Note that green, yellow, and red are our subjective assessments of the captions but not necessarily quantified and precise methods.

Beam 16 Results

We had 25 combinations of q-factor and min-length, so we present results per image in XY matrix style. Let’s discuss each of them.

Realistic photo of a person

We see that a q_factor of 0.01 is not useful, but anything started from 0.6 seems to work and generates decent alterations across the values. For this particular image, a min_length value of 30 and above seems to be where repeats start to take place. And when it comes to lower values of min_length, we observed a few repeated or almost identical captions. We believe this happens when the image has enough details to describe and the lower limit is ignored.

Realistic photo of an item

Most of the observations are similar to the previous example, but a few interesting things to highlight. At high q_factor we see that the chair became the first item to be mentioned instead of the bike. Also, we see a few solid results at min_length of 30, which might be the result of this image having more things to describe.

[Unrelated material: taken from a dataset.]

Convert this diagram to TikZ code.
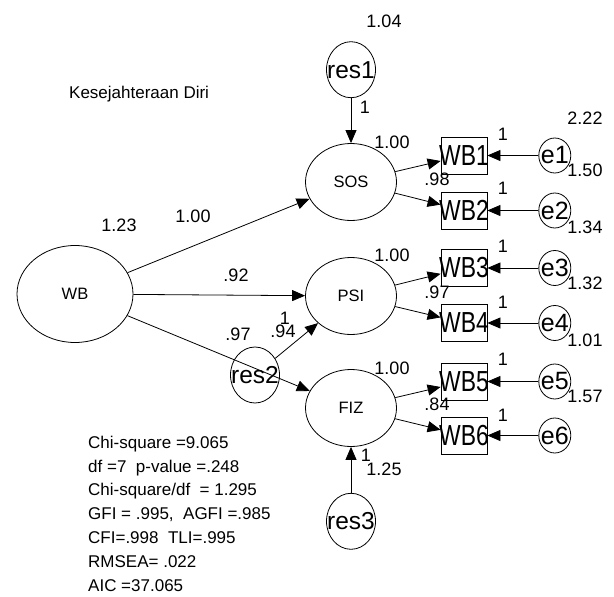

Stylized image with a character

We think that the overall caption quality was lower for this image, but some interesting, overly specific results when the q_factor was high.

Simple icon

This was interesting - overall quality has decreased, but it’s a special case of a very simple image with very little to describe. Higher -min_length values didn’t work well, confirming that we need to optimize length parameters based on how much there is to describe on the image. Interestingly, high q-factor values didn’t work either, as it added things to the image that were not there (letter k or scissors).

Beam Length

As we were learning about captioning, we realized that EDtools Beam 16 implies that it is a beam sampling method implemented with a beam length of 16. And from the Beam explainer, we learned that the values of this length parameter could impact the output. So we tried four values (1, 8, 16, and 20). We believe that the higher, the better might be the case, but overall, across all values, we observed decent but also different results.

Smart Pre-Processing Extension

We won’t go deep into the BLIP part of the tool since we have explored it already, but a few things worth noting. Unlike EDtools, this implementation uses BLIP’s checkpoint called “BLIP w/ ViT-L” which, in theory, based on the paper, is slightly worse than the one used in EDtools. Also, there is no option to switch between the nucleus and beam sampling; we believe the default is beam here. CLIP Minimum/Maximum length sliders refer to BLIP length and are somewhat similar to EDtools -min_lenght.

Here is a sample of tags we got at various Beam values and default settings:

Clip Additions

Unlike EDtools, we can append generated captions with additional descriptive words using CLIP model so let’s see what we can generate here.

Flavor tags from CLIP

The first option is to add so-called flavor tags from CLIP. We have the option to select the number of max flavors added, and the default value is 4. Decreasing this value results in only the first x flavors being added. We also have an option to check to use v2 clip model or not.

Overall, we see useful tags across both v2 and v1 clip flavor tags. The first tag is solid in almost all cases, while we see a mix of extremely good and not-so-good tags afterward.

Medium tags from CLIP

We see that these tags were not always added, and in the case of not using v2, only one tag was generated. The quality of the tags is mixed.

Movement tags from CLIP

The pattern when to add tags followed the previous case. The quality of the tags is mixed once again.

Artist and Trending tags from CLIP

We will be skipping these two options for a few reasons we might discuss in a different post.

WD14 Tags to Caption

This option comes with two sliders for minimum scores for WD14 Tags and the minimum score for DeepDanbooru tags. Interestingly, the DeepDanbooru tag slider does absolutely nothing, and we are not even sure if DeepDanbooru tags are added here. Also, remember that this option adds tags separated by underscore symbols, which some fine-tuners (like EveryDream) use as a symbol to ignore all the text after.